Owen Hatherley; Peter Murray, NLA; Ben Darbyshire, HTA Architects; Stewart Murray, GLA & Lionel Eid, AADipl2013; chaired by John Worthington, AA Council
How to meet London’s housing needs is one of the most pressing issues facing the capital today. The Architectural Association School of Architecture is joining in the debate and as part of its public programme, is holding a series of events next spring to bring together architects, politicians, planners, developers and commentators to debate the key questions. The series will culminate in an open jury when students of the AA will share their ideas with an audience comprising speakers, academics, members and fellow students. The open jury will enable students to present their work to the participants in this series, and will be followed by a closing session which will bring together the key outcomes of the debates.

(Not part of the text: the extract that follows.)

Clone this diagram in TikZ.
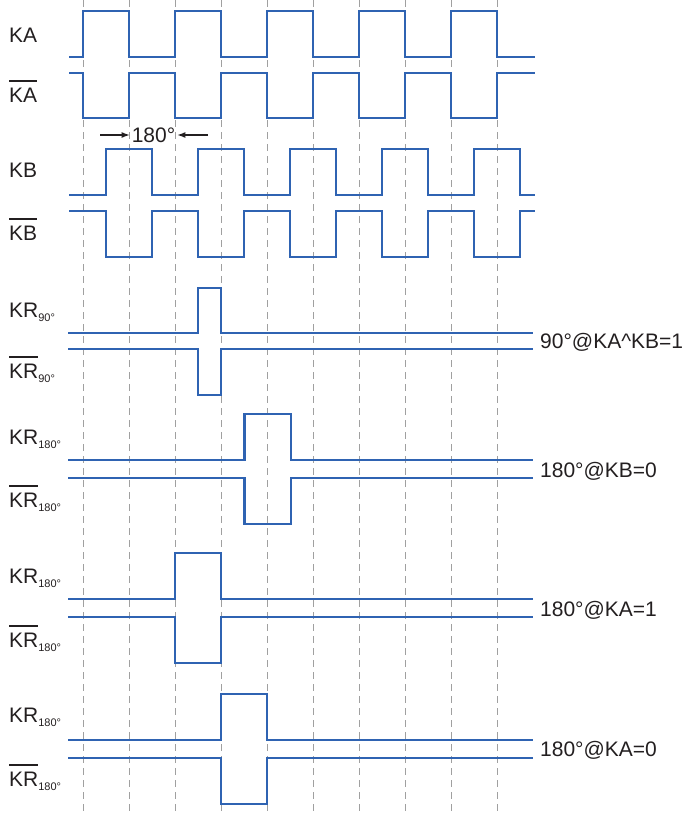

Owen Hatherley was born in Southampton, England in 1981. He received his doctorate in 2011 from Birkbeck College, London for a thesis on ‘The Political Aesthetics of Americanism in Weimar Germany and the Soviet Union, 1919-34’. He works as a freelance writer on architecture and cultural politics, and is the author of four books - Militant Modernism (Zero, 2009), A Guide to the New Ruins of Great Britain (Verso, 2010), Uncommon – An Essay on Pulp (Zero, 2011), the forthcoming A New Kind of Bleak – Journeys through Urban Britain (Verso 2012), and a forthcoming e-book on squares in Eastern Europe, Across the Plaza (Strelka, 2012).
Lionel Eid is an urban designer at Allies and Morrison currently involved in a wide range of masterplans across London. He trained at the Architectural Association where he now teaches Histories & Theories. Lionel was editor of the journal MOINOPOLIS and writes regularly for Building Design.